Nevertheless, Mr Mukesh Ambani represents the “animal spirit” of entrepreneurship that takes its possessor places; in this case to the top of the list of Indian billionaires, which has such redoubtable names as Azim Premji, Lakshmi Mittal, Shiv Nadar, Dilip Shanghvi, Kumar Birla, Uday Kotak, Radhakishan Damani, Gautam Adani and Cyrus Poonawalla.

It is, however, the kind of meteoric rise that Gautam Adani, for instance, represents that leaves one less than enthused with Mr Ambani’s remark about the India’s “world-class digital infrastructure”, whereby each one of India’s 1.3 billion people will productively participate in the fourth industrial revolution and “solve the biggest unsolved problems facing humanity right here”.

One of the gravest concerns today is the growing gulf between the rich and the poor with most economies reporting increasing income inequality despite the phenomenal growth. The sinister manner in which growth is shared has the top one per cent earners capturing twice as much of that growth as the bottom 50 per cent.

Even in the EU and the United States, the poorest 90 per cent income groups have been squeezed, notwithstanding the higher access to technology because, post 1980, there have been humungous transfers from public to private wealth, irrespective of whether the country is developed or developing.

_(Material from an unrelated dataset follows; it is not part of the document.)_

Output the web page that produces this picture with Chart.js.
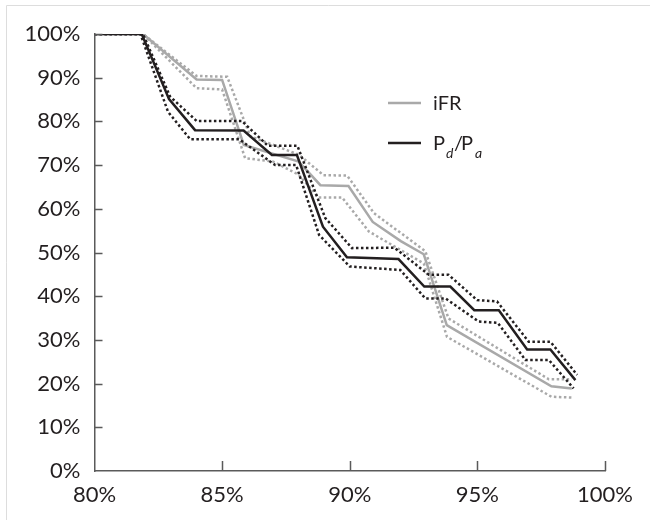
<!DOCTYPE html>
<html>
<head>
<meta charset="utf-8">
<script src="https://cdn.jsdelivr.net/npm/chart.js@4"></script>
<style>
  html, body { margin: 0; padding: 0; background: #fff; }
  #wrap { width: 650px; height: 520px; }
</style>
</head>
<body>
<div id="wrap"><canvas id="grafico"></canvas></div>
<script>
// tick labels
const xTicks = [80, 85, 90, 95, 100];
const yTicks = [0, 10, 20, 30, 40, 50, 60, 70, 80, 90, 100];

// iFR (gray) - [x %, y %]
const ifr = [[80,100],[81.9,100],[84.0,89.6],[85.0,89.5],[85.85,74.6],[88.0,70.8],[88.85,65.4],[89.95,65.2],[90.9,57.0],[92.0,52.6],[92.9,49.6],[93.8,33.4],[97.9,19.4],[98.7,18.9]];
const ifrHi = [[80,100],[81.9,100],[84.0,90.4],[85.2,90.2],[86.1,76.6],[88.0,72.4],[88.97,67.7],[89.9,67.6],[90.95,59.0],[92.96,50.3],[93.87,34.9],[97.8,21.0],[98.7,21.0]];
const ifrLo = [[80,100],[81.9,100],[84.0,87.6],[85.0,87.3],[85.9,71.6],[87.0,70.8],[88.0,67.8],[88.78,62.6],[89.7,62.6],[90.75,54.8],[92.9,47.5],[93.81,30.7],[97.9,17.0],[98.7,16.8]];

// Pd/Pa (black)
const pdpa = [[80,100],[81.85,100],[82.92,85.1],[83.94,78.0],[85.84,77.9],[86.95,72.3],[87.93,72.3],[88.95,55.9],[89.89,48.9],[91.91,48.5],[92.92,42.2],[93.94,42.2],[94.88,36.8],[95.84,36.8],[96.95,27.8],[97.86,27.8],[98.84,20.8]];
const pdpaHi = [[80,100],[81.9,100],[82.96,85.7],[84.0,80.1],[85.77,80.1],[86.8,74.4],[87.95,74.4],[89.04,57.9],[90.09,51.0],[91.75,51.1],[93.1,44.9],[93.87,44.9],[94.99,39.1],[95.77,38.8],[97.01,29.6],[97.86,29.6],[98.91,22.0]];
const pdpaLo = [[80,100],[81.8,100],[82.88,82.2],[83.75,75.9],[85.67,75.9],[87.08,70.0],[87.9,70.0],[88.8,54.0],[90.0,46.8],[91.98,46.0],[92.96,39.5],[93.75,39.5],[95.05,34.2],[95.8,33.9],[96.88,25.4],[97.8,25.4],[98.77,18.9]];

const gris = '#a9a9a9';
const preto = '#231f20';
const eixo = '#5a5a5a';
const fonte = 'Lato, "Open Sans", sans-serif';

function pts(arr) {
  return arr.map(p => ({ x: p[0], y: p[1] }));
}

function serie(label, arr, cor, pontilhado) {
  return {
    label: label,
    data: pts(arr),
    borderColor: cor,
    backgroundColor: cor,
    borderWidth: 2.5,
    borderDash: pontilhado ? [2.5, 2.5] : [],
    borderCapStyle: 'butt',
    borderJoinStyle: 'miter',
    pointRadius: 0,
    tension: 0,
    fill: false
  };
}

// moldura, ticks internos e legenda
const extras = {
  id: 'extras',
  beforeDraw(chart) {
    const c = chart.ctx;
    c.save();
    c.strokeStyle = '#dddddd';
    c.lineWidth = 1;
    c.beginPath();
    c.moveTo(6.5, 520);
    c.lineTo(6.5, 5.5);
    c.lineTo(650, 5.5);
    c.stroke();
    c.restore();
  },
  afterDatasetsDraw(chart) {
    const c = chart.ctx;
    const xs = chart.scales.x, ys = chart.scales.y;
    const a = chart.chartArea;
    c.save();
    c.strokeStyle = eixo;
    c.lineWidth = 1.5;
    c.beginPath();
    yTicks.forEach(v => {
      if (v === 0) return;
      const y = Math.round(ys.getPixelForValue(v)) + 0.5;
      c.moveTo(a.left, y);
      c.lineTo(a.left + 8, y);
    });
    xTicks.forEach(v => {
      if (v === 80) return;
      const x = Math.round(xs.getPixelForValue(v)) + 0.5;
      c.moveTo(x, a.bottom);
      c.lineTo(x, a.bottom - 10);
    });
    c.stroke();

    // legenda
    c.lineWidth = 2.5;
    c.strokeStyle = gris;
    c.beginPath(); c.moveTo(388, 103); c.lineTo(421, 103); c.stroke();
    c.strokeStyle = preto;
    c.beginPath(); c.moveTo(388, 143); c.lineTo(421, 143); c.stroke();
    c.fillStyle = preto;
    c.textBaseline = 'alphabetic';
    c.font = '20px ' + fonte;
    c.fillText('iFR', 433, 110);
    c.fillText('P', 433, 150);
    c.font = 'italic 14px ' + fonte;
    c.fillText('d', 446, 158);
    c.font = '20px ' + fonte;
    c.fillText('/', 454, 150);
    c.fillText('P', 461, 150);
    c.font = 'italic 14px ' + fonte;
    c.fillText('a', 475, 158);
    c.restore();
  }
};

const ctx = document.getElementById('grafico');
new Chart(ctx, {
  type: 'line',
  data: {
    datasets: [
      serie('Pd/Pa', pdpa, preto, false),
      serie('Pd/Pa sup', pdpaHi, preto, true),
      serie('Pd/Pa inf', pdpaLo, preto, true),
      serie('iFR', ifr, gris, false),
      serie('iFR sup', ifrHi, gris, true),
      serie('iFR inf', ifrLo, gris, true)
    ]
  },
  options: {
    responsive: true,
    maintainAspectRatio: false,
    animation: false,
    layout: { padding: { left: 0, top: 34, right: 45, bottom: 0 } },
    plugins: {
      legend: { display: false },
      tooltip: { enabled: false }
    },
    scales: {
      x: {
        type: 'linear',
        min: 80,
        max: 100,
        afterBuildTicks: s => { s.ticks = xTicks.map(v => ({ value: v })); },
        afterFit: s => { s.height = 49; },
        grid: { display: false, drawTicks: false },
        border: { display: true, color: eixo, width: 1.5 },
        ticks: {
          padding: 11,
          color: preto,
          font: { family: fonte, size: 22 },
          callback: v => v + '%'
        }
      },
      y: {
        min: 0,
        max: 100,
        afterBuildTicks: s => { s.ticks = yTicks.map(v => ({ value: v })); },
        afterFit: s => { s.width = 94.5; },
        grid: { display: false, drawTicks: false },
        border: { display: true, color: eixo, width: 1.5 },
        ticks: {
          padding: 14,
          color: preto,
          font: { family: fonte, size: 22 },
          callback: v => v + '%'
        }
      }
    }
  },
  plugins: [extras]
});
</script>
</body>
</html>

As the World Inequality Report 2018 argues, public wealth is now negative or close to zero in rich countries, circumscribing governments’ abilities to tackle inequality that has been extreme in Russia and the USA, while India earns the dubious distinction of being the world’s second-most unequal country. Its top one per cent rich owns 73 per cent of its wealth, to go by the 2018 Oxfam survey and 670 million of the poorest Indians saw no more than a one per cent rise in the survey period.

Truth to tell, a large rural population has suffered a decrease in earnings, especially post-demonetisation and, as even the government concedes, the farm sector is haunted by the spectre of climate change and could suffer a 25 per cent drop in farm earnings.

Considering these grim portents, empowerment of every Indian may only be a consummation devoutly to be wished for, but one that will take much more than pressing the digital switch that Mr Ambani and his ilk believe will do the trick. Regrettably, the best that India can celebrate is that Nigeria has finally dislodged it from its position as the land with the highest number of poor.